Rezension

Kissogram

Rubber & Meat


Highlights: Rubber & Meat // Lucy // Bucharest // Messiah // Don't Look At Me Like This
Genre: Indietronics // New New Wave
Sounds Like: Franz Ferdinand // Shantel // WhoMadeWho // Chikinki // Phillip Boa

VÖ: 13.03.2009

Franz Ferdinand hätten keinen besseren Support für ihre aktuelle Tour gewinnen können als Kissogram, verbinden Jonas Poppe, Sebastian Dasse und Joe Dilworth auf „Rubber & Meat“ doch alles, was auch Franz Ferdinands aktuelles Album oder sogar ihr Schaffen an sich so reizvoll macht: Tanzmusik infizierter Rhythmus gegen Melodien, Pop-Appeal gegen puren Rock’n’Roll, Indierock gegen Clubmusik. In keinem Fall aber klingen Kissogram dabei wie eine Kopie. Der tanzbare New New Wave verleibt sich dazu zu viele housige Elemente und Balkanpop-Rhythmen ein beziehungsweise steht an anderer Stelle zu sehr in einer traditionellen Songwriter-Schule.

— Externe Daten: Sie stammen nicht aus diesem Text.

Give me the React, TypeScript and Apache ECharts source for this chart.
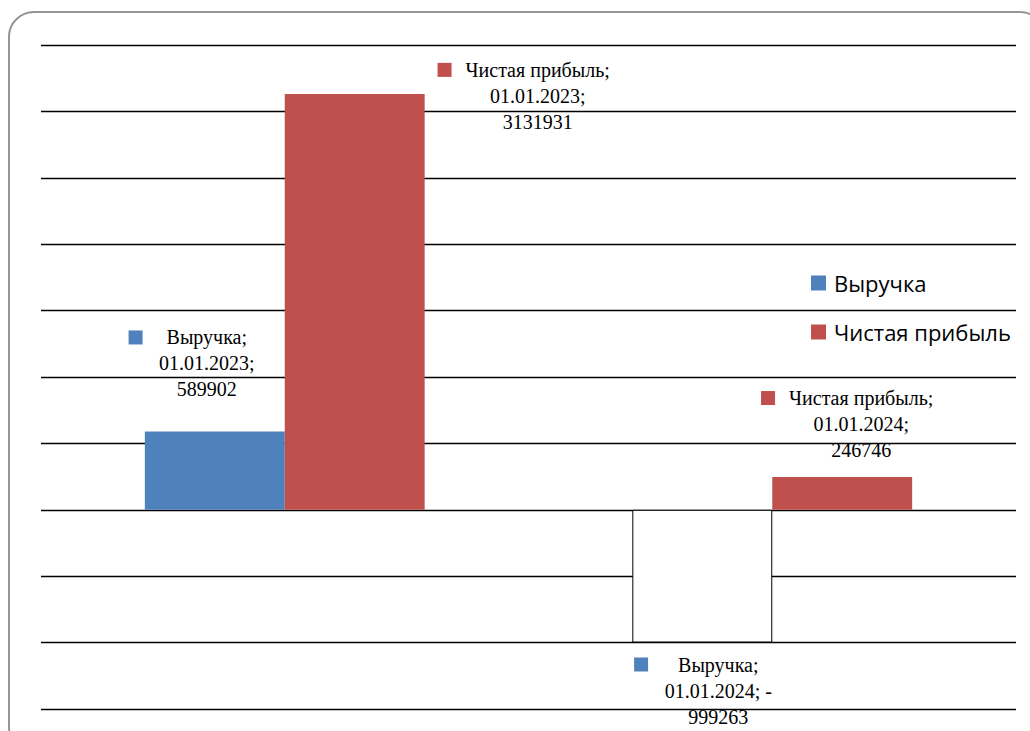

Zu Beginn und gegen Ende funktioniert das Album fantastisch. Mitreißend und voller nicht sofort erfassbarer Aspekte macht das Hören einfach Spaß. Offenbar aber reichte die Kreativität nicht aus, um das Niveau durchgängig hoch zu halten. Mit dem übermäßig bespaßten „Grass Grass Grass“ treten Ermüdungserscheinungen auf, die von den folgenden Balkan- oder Polka-Exkursionen nicht etwa aufgehoben sondern vielmehr vertieft werden. Dennoch gehören diese Tracks separat gehört zu den Hits des Albums.

„The Deserter“ eröffnet mit hektischem Synthie und stampfendem Schlagzeug voller Kraft und zerrt den Hörer sofort auf die Tanzfläche. Das bleibt der Ort der Wahl, wenn der Titeltrack erklingt und sich verspielt und begeisternd zum Hit aufbläst. „Tonight I’ll Go Out Alone“ drosselt das Tempo. Es entfaltet sich ein dichter und vielschichtiger Electro-Blues. Jahrmarktatmosphäre erzeugen die hüpfenden Klavier-, Orgel- und Synthesizer-Klänge in „Prominent Man“. Eben war Electro-Blues, jetzt ist Electro-Polka. Das lustig Springende greift „Grass Grass Grass“ auf und übertreibt es mit seinen Wort-Triolen. Nervig und unausgegoren zeigt es sich schnell als musikalischer Schnellschuss. Der fade Beigeschmack von „GGG“ überlagert leider den Tanzflächen-Hit „Lucy“ wie auch den Balkanpopper „Bucharest“. Spätestens in „Nocturne No. 27“ offenbart sich ein weiteres Problem des Albums oder der Produktion. Synthesizer und Orgeln dominieren das Album und variieren nur minimal. Wie der Gesang auch, klingen sie nahezu immer gleich, ein einzelner Filter nivelliert alles. Auch die Indietronic-Interpretation des Phillip-Boa-Sounds in „Messiah“ überzeugt nur bedingt. Den Gesamteindruck des Albums rettet „Don’t Look Back At Me Like This“ als elektrifizierter Sergeant-Pepper-Gedächtnissong. Eine perfekte Pop-Nummer mit stimmigem Arrangement, die aber erneut unter der einebnenden Produktion leidet.

Kissogram sind auf „Rubber & Meat“ am stärksten, wenn sie ihre Experimentierfreude zügeln und sich auf den Kern ihres Sounds konzentrieren. Ihr Klang beinhaltet neben der klassischen „Indie-Ballsaal“-Nummer allerdings zudem den zurückgenommenen, ruhigen Songwriter-Rock, wie er in „Don’t Look…“ oder in „Tonight…“ präsentiert wird. Wenn die Albuminfo den Stil des Albums als dreckigen, rohen, tanzbaren Indie-Rock’n’Roll voller erotischer und ekstatischer Energie lobt, dann ist das soweit richtig, doch leider wirkt diese aufputschende, diese mitreißende Mischung nur über etwa die Hälfte des Albums wirklich. Das ist umso bedauerlicher, als dadurch auch Jonas Poppes Texte weniger glänzen können, als ihre Geschichten es verdienen. Theoretisch bietet „Rubber & Meat“ Hits, Hits, Hits. Praktisch jedoch beschneiden Produktion und mangelnde Vielfalt in den Arrangements die Gesamtwirkung. Statt ein gelungenes „Album“ zu werden, verkommt „Rubber & Meat“ zur ermüdenden Nummernrevue.